A new round of daily antigovernment protests was planned by Madagascar's opposition leader, beginning Monday and continuing "until we end this dictatorship." Andry Rajoelina did not speak of resuming talks with his rival, President Marc Ravalomanana, although special UN envoy Haile Mankerios said late Friday the two have assured him that they remain committed to resolving their bitter power struggle through negotiations.

Army units in Venezuela were ordered to seize the nation's rice mills, the first such move by President Hugo Chávez since winning a referendum last month that will allow him to run for reelection as often as he wishes. Chávez said mill operators have refused to observe price controls set by his government and that he'd compensate them with bonds rather than cash, in contrast to other industries he has nationalized.

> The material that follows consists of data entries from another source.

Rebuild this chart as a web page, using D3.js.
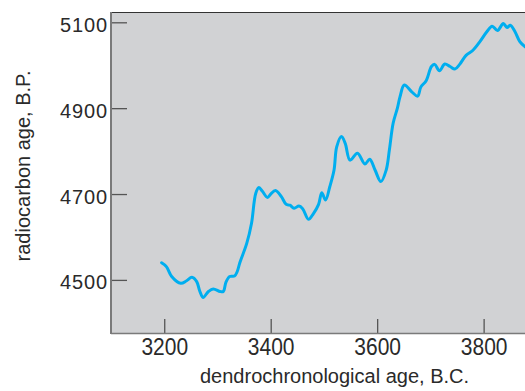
<!DOCTYPE html>
<html>
<head>
<meta charset="utf-8">
<script src="https://cdn.jsdelivr.net/npm/d3@7/dist/d3.min.js"></script>
<style>
  html, body { margin: 0; padding: 0; background: #ffffff; }
  svg { display: block; }
  text { font-family: "Liberation Sans", Arial, sans-serif; fill: #2a2a2a; }
</style>
</head>
<body>
<svg id="chart" width="525" height="391"></svg>
<script>
// Calibration curve: dendrochronological age (B.C.) vs radiocarbon age (B.P.)
const dendroYears = [
  3195, 3204, 3214, 3231, 3242, 3252, 3261, 3267, 3273, 3283,
  3292, 3305, 3311, 3316, 3323, 3332, 3337, 3342, 3355, 3364,
  3372, 3378, 3384, 3394, 3400, 3409, 3420, 3429, 3436, 3444,
  3453, 3460, 3471, 3480, 3490, 3496, 3503, 3511, 3519, 3524,
  3533, 3540, 3549, 3563, 3577, 3586, 3596, 3607, 3617, 3623,
  3630, 3638, 3643, 3651, 3665, 3676, 3682, 3692, 3702, 3708,
  3717, 3727, 3737, 3746, 3755, 3767, 3780, 3793, 3806, 3816,
  3826, 3837, 3844, 3850, 3859, 3868, 3877, 3886
];
const radiocarbonAges = [
  4540, 4531, 4508, 4492, 4498, 4506, 4496, 4473, 4459, 4473,
  4479, 4473, 4473, 4495, 4508, 4509, 4519, 4540, 4585, 4632,
  4702, 4715, 4707, 4692, 4700, 4708, 4694, 4676, 4674, 4667,
  4672, 4666, 4641, 4654, 4676, 4703, 4686, 4717, 4756, 4810,
  4834, 4818, 4779, 4795, 4770, 4781, 4756, 4729, 4756, 4803,
  4865, 4900, 4927, 4954, 4938, 4928, 4949, 4964, 4997, 5002,
  4987, 5003, 4997, 4991, 5002, 5023, 5035, 5055, 5078, 5091,
  5081, 5097, 5088, 5093, 5078, 5055, 5044, 5036
];
const xTickValues = [3200, 3400, 3600, 3800];
const yTickValues = [4500, 4700, 4900, 5100];
const xTitle = "dendrochronological age, B.C.";
const yTitle = "radiocarbon age, B.P.";

const svg = d3.select("#chart");
const plotLeft = 111, plotTop = 12, plotRight = 531, plotBottom = 334;

const x = d3.scaleLinear().domain([3100, 3889]).range([plotLeft, plotRight]);
const y = d3.scaleLinear().domain([4374, 5124]).range([plotBottom, plotTop]);
const plainInt = d3.format("d");

// plot background
svg.append("rect")
  .attr("x", plotLeft).attr("y", plotTop)
  .attr("width", plotRight - plotLeft).attr("height", plotBottom - plotTop)
  .attr("fill", "#d1d2d4");

svg.append("clipPath").attr("id", "plot-clip")
  .append("rect")
  .attr("x", plotLeft).attr("y", plotTop)
  .attr("width", plotRight - plotLeft).attr("height", plotBottom - plotTop);

// frame: dark top edge
svg.append("line")
  .attr("x1", plotLeft).attr("x2", plotRight).attr("y1", plotTop + 0.5).attr("y2", plotTop + 0.5)
  .attr("stroke", "#333").attr("stroke-width", 1.2);

// x axis with inward ticks
const xAxis = svg.append("g")
  .attr("transform", `translate(0,${plotBottom})`)
  .call(d3.axisBottom(x).tickValues(xTickValues).tickFormat(plainInt)
    .tickSizeInner(-15).tickSizeOuter(0).tickPadding(0));
xAxis.select(".domain").remove();
xAxis.selectAll(".tick line").attr("stroke", "#555").attr("stroke-width", 1.3);
xAxis.selectAll(".tick text")
  .attr("y", 0).attr("dy", 0)
  .attr("transform", "translate(0,21) scale(1,1.12)")
  .attr("font-size", 21)
  .style("font-family", "Liberation Sans, Arial, sans-serif")
  .attr("fill", "#2a2a2a");

// y axis with inward ticks
const yAxis = svg.append("g")
  .attr("transform", `translate(${plotLeft},0)`)
  .call(d3.axisLeft(y).tickValues(yTickValues).tickFormat(plainInt)
    .tickSizeInner(-16).tickSizeOuter(0).tickPadding(3));
yAxis.select(".domain").remove();
yAxis.selectAll(".tick line").attr("stroke", "#555").attr("stroke-width", 1.3);
yAxis.selectAll(".tick text")
  .attr("x", -3).attr("dy", "0.45em")
  .attr("font-size", 20)
  .attr("letter-spacing", 0.9)
  .style("font-family", "Liberation Sans, Arial, sans-serif")
  .attr("fill", "#2a2a2a");

// grey left and bottom axis lines
svg.append("line")
  .attr("x1", plotLeft).attr("x2", plotLeft).attr("y1", plotTop).attr("y2", plotBottom)
  .attr("stroke", "#7a7a7a").attr("stroke-width", 2);
svg.append("line")
  .attr("x1", plotLeft).attr("x2", plotRight).attr("y1", plotBottom - 0.5).attr("y2", plotBottom - 0.5)
  .attr("stroke", "#7a7a7a").attr("stroke-width", 1.5);

// calibration curve
const points = dendroYears.map((d, i) => [d, radiocarbonAges[i]]);
const line = d3.line()
  .x(d => x(d[0]))
  .y(d => y(d[1]))
  .curve(d3.curveCatmullRom.alpha(0.5));

svg.append("path")
  .datum(points)
  .attr("clip-path", "url(#plot-clip)")
  .attr("d", line)
  .attr("fill", "none")
  .attr("stroke", "#00aeef")
  .attr("stroke-width", 3)
  .attr("stroke-linejoin", "round")
  .attr("stroke-linecap", "round");

// axis titles
svg.append("text")
  .attr("x", 200).attr("y", 383)
  .attr("font-size", 20)
  .text(xTitle);

svg.append("text")
  .attr("transform", "translate(30,166) rotate(-90)")
  .attr("text-anchor", "middle")
  .attr("font-size", 20)
  .text(yTitle);
</script>
</body>
</html>
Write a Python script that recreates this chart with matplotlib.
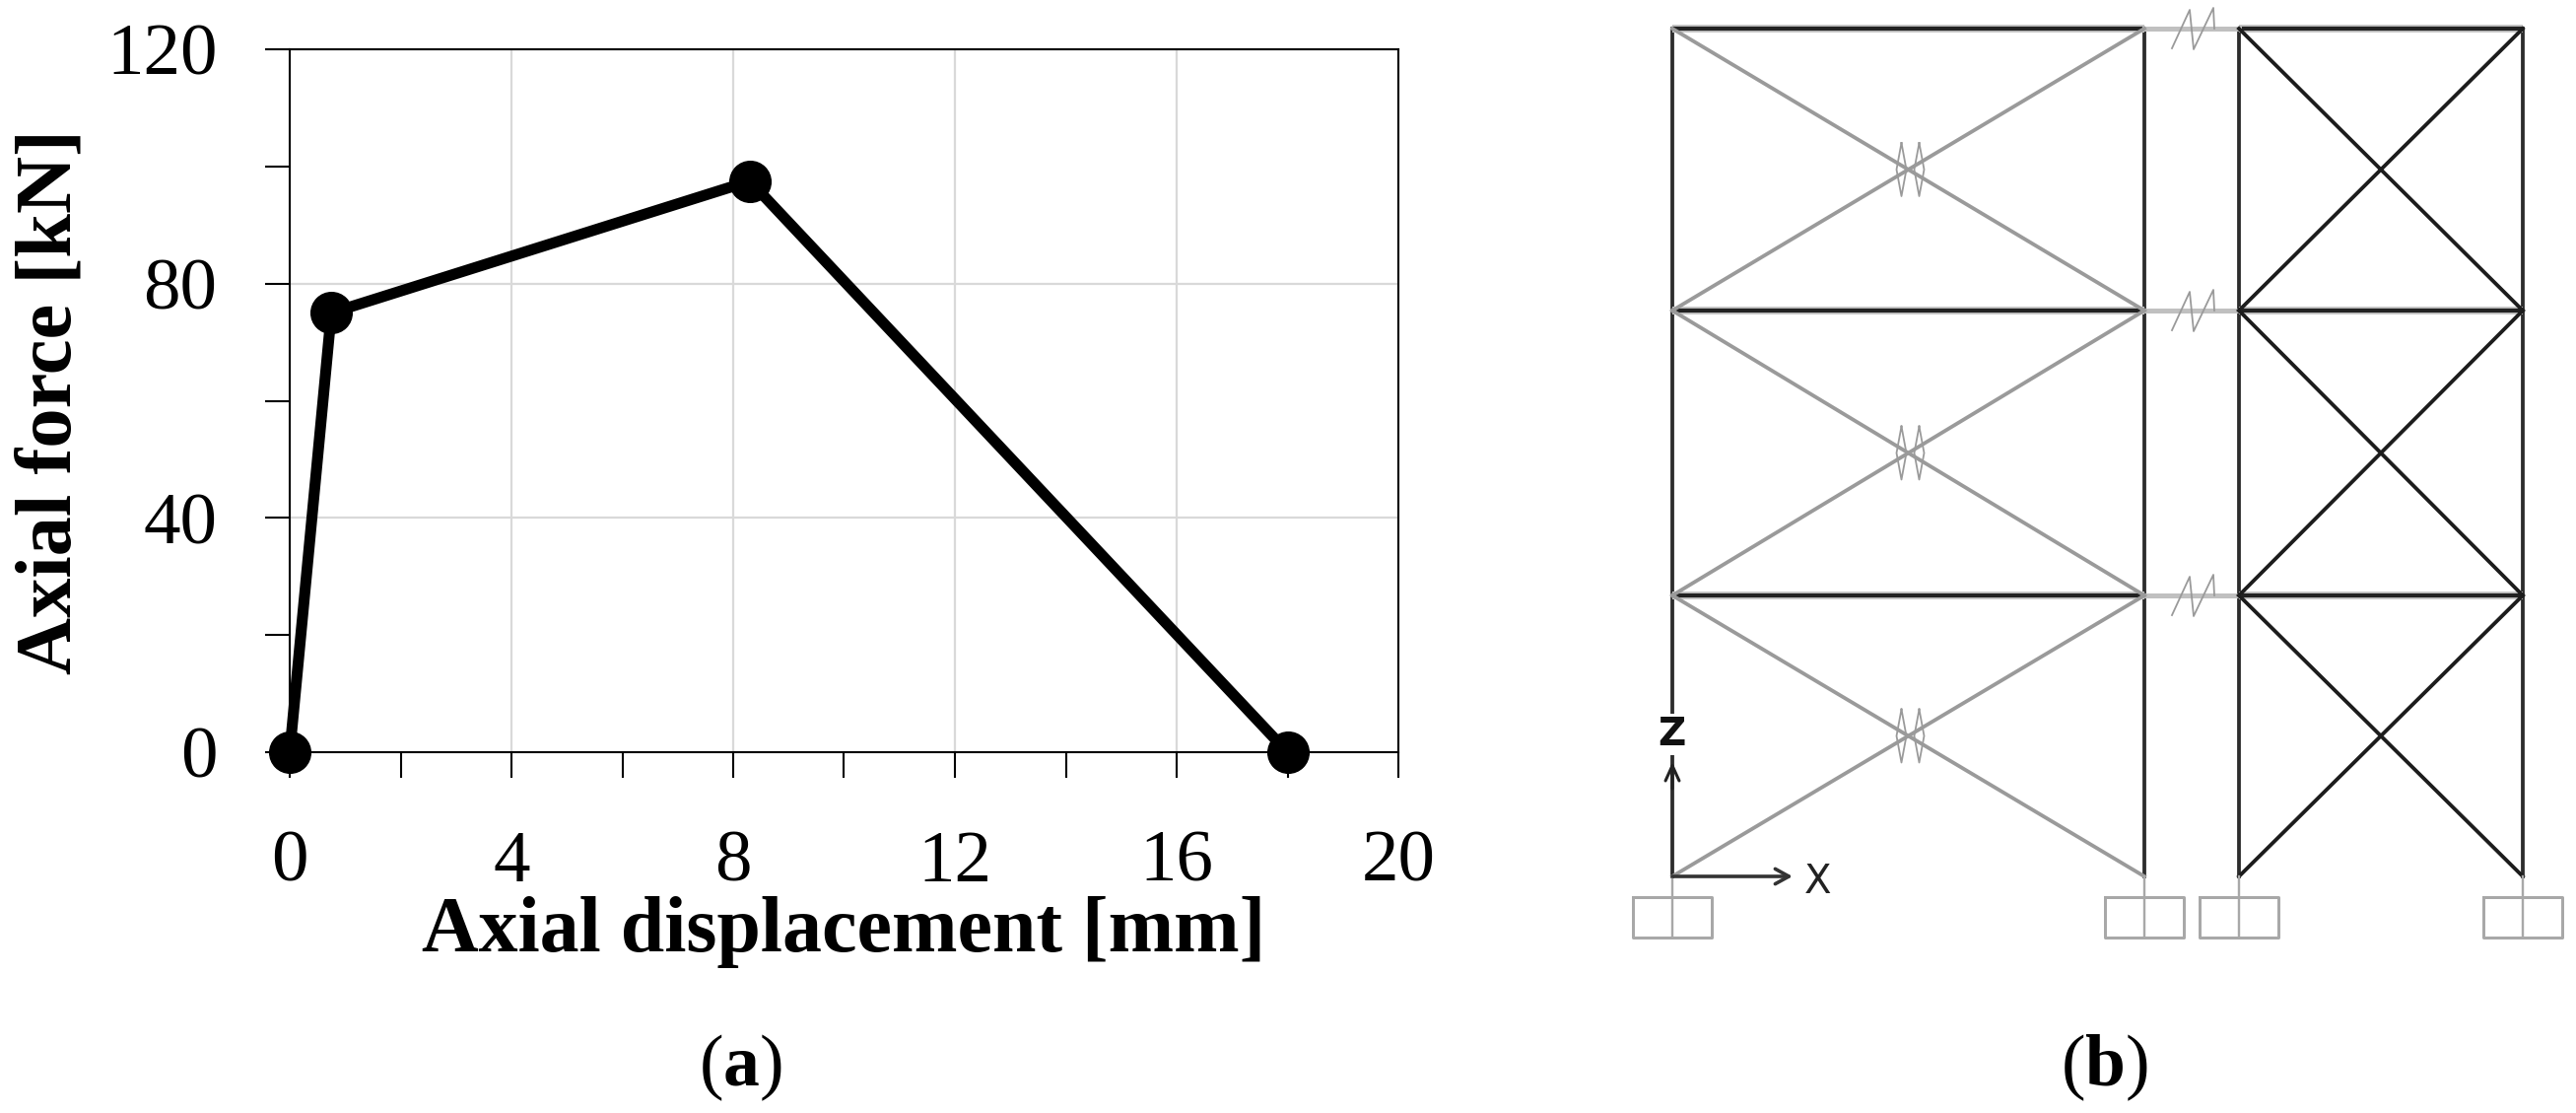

Optimistic government officials on the French Caribbean island of Guadeloupe projected that the general strike – now in its sixth week – would end Monday. But union leaders told the BBC that the shutdown will continue until the spiraling cost of living is addressed, even though they and business owners signed a deal last week that grants low-wage employees a $253-a-month supplement. Among issues yet to be resolved: lower rents for public housing.

Saying, "There's no way around this," German automaker Volkswagen announced over the weekend that all 16,500 of its temporary employees will lose their jobs by year's end. But full-time workers are safe "for the moment," and there are no plans to halt construction of a new assembly plant in the US, it said. If necessary, the automaker said it could shorten the workweek from 35 hours to 28.